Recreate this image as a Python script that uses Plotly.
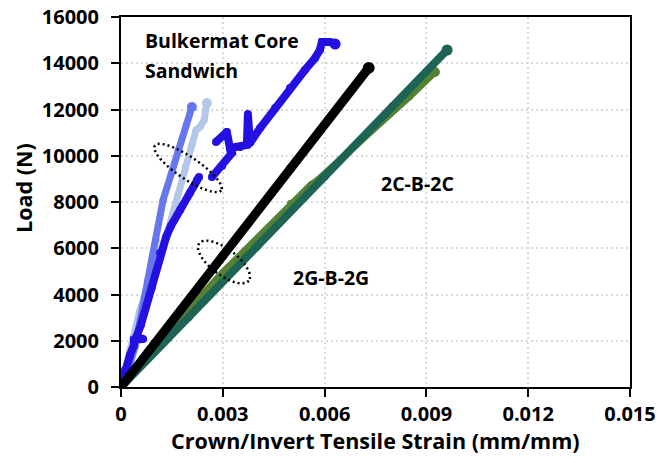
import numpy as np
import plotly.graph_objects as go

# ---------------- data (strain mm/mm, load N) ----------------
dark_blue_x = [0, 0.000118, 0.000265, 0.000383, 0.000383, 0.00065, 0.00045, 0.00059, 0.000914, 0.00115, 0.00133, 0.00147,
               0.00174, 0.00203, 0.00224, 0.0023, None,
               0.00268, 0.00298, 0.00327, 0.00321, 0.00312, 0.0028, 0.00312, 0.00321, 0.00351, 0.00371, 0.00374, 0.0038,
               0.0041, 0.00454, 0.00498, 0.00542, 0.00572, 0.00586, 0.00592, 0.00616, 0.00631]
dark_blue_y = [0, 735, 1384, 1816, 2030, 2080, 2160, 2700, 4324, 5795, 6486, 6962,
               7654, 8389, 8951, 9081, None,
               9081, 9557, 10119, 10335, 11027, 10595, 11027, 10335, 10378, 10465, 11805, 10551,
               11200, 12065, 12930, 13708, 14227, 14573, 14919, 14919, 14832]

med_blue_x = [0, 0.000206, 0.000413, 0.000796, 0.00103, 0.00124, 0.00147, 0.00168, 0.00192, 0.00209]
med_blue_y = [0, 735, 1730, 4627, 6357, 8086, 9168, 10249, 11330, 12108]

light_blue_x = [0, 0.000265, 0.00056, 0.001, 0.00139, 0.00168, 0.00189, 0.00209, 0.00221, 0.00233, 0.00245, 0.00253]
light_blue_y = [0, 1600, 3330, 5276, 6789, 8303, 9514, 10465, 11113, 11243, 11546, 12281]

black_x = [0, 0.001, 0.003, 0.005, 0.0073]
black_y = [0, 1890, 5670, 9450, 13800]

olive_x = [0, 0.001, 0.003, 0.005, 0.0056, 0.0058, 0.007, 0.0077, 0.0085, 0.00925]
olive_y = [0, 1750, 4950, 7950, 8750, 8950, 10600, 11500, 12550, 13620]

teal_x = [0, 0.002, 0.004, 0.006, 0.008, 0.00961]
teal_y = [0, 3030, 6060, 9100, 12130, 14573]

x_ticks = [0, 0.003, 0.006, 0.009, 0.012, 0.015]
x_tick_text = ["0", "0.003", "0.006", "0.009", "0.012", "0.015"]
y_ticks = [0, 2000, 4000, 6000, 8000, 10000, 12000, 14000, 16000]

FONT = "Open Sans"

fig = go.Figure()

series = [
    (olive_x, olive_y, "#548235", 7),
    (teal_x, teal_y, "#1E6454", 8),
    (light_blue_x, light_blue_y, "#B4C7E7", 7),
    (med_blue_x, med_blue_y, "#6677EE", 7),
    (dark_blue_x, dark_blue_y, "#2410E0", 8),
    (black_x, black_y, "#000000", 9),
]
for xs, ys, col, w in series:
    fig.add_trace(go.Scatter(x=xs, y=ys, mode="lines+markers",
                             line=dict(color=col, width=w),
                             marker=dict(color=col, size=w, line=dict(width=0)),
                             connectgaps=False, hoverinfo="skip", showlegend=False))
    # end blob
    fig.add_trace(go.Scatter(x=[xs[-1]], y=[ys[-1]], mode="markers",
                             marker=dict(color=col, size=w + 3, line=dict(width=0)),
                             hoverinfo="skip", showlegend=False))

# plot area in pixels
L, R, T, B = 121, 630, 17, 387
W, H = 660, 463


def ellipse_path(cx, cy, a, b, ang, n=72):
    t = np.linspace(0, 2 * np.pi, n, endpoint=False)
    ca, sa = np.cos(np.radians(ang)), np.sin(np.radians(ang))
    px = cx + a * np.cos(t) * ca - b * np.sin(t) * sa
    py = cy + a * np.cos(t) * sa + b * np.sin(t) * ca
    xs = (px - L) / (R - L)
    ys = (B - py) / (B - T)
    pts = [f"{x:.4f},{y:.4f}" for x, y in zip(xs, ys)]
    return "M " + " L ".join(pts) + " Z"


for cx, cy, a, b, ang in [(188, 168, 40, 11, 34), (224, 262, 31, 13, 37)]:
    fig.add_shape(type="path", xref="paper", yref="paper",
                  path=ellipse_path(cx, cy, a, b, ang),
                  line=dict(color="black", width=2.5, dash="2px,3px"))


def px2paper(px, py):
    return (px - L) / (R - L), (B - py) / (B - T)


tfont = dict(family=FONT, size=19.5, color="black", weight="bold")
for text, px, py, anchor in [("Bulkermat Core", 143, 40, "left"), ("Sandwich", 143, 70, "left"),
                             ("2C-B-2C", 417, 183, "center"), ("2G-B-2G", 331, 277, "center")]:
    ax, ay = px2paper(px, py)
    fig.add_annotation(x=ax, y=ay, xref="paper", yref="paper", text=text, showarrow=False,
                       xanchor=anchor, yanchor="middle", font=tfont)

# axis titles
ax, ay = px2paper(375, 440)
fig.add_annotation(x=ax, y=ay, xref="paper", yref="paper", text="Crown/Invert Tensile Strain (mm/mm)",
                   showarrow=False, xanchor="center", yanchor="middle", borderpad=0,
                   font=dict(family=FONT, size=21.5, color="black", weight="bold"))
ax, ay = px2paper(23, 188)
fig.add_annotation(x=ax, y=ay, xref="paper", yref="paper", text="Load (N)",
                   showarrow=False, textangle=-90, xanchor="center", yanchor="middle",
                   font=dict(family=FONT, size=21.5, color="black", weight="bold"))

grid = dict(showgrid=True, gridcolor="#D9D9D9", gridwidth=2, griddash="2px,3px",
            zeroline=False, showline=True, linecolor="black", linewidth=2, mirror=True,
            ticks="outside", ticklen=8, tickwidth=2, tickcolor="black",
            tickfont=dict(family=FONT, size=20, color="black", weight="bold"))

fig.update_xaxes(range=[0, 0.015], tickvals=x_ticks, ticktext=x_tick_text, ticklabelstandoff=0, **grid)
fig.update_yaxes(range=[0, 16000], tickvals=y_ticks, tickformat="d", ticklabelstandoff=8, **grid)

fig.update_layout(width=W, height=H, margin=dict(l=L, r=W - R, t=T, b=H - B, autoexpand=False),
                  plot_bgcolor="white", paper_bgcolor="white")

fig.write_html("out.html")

#### [Task prompt]
Take the material above from its first line through the line holding "11243, 11546, 12281]" and set it down exactly, without the pictures.

#### [Solution]
Recreate this image as a Python script that uses Plotly.
import numpy as np
import plotly.graph_objects as go

# ---------------- data (strain mm/mm, load N) ----------------
dark_blue_x = [0, 0.000118, 0.000265, 0.000383, 0.000383, 0.00065, 0.00045, 0.00059, 0.000914, 0.00115, 0.00133, 0.00147,
               0.00174, 0.00203, 0.00224, 0.0023, None,
               0.00268, 0.00298, 0.00327, 0.00321, 0.00312, 0.0028, 0.00312, 0.00321, 0.00351, 0.00371, 0.00374, 0.0038,
               0.0041, 0.00454, 0.00498, 0.00542, 0.00572, 0.00586, 0.00592, 0.00616, 0.00631]
dark_blue_y = [0, 735, 1384, 1816, 2030, 2080, 2160, 2700, 4324, 5795, 6486, 6962,
               7654, 8389, 8951, 9081, None,
               9081, 9557, 10119, 10335, 11027, 10595, 11027, 10335, 10378, 10465, 11805, 10551,
               11200, 12065, 12930, 13708, 14227, 14573, 14919, 14919, 14832]

med_blue_x = [0, 0.000206, 0.000413, 0.000796, 0.00103, 0.00124, 0.00147, 0.00168, 0.00192, 0.00209]
med_blue_y = [0, 735, 1730, 4627, 6357, 8086, 9168, 10249, 11330, 12108]

light_blue_x = [0, 0.000265, 0.00056, 0.001, 0.00139, 0.00168, 0.00189, 0.00209, 0.00221, 0.00233, 0.00245, 0.00253]
light_blue_y = [0, 1600, 3330, 5276, 6789, 8303, 9514, 10465, 11113, 11243, 11546, 12281]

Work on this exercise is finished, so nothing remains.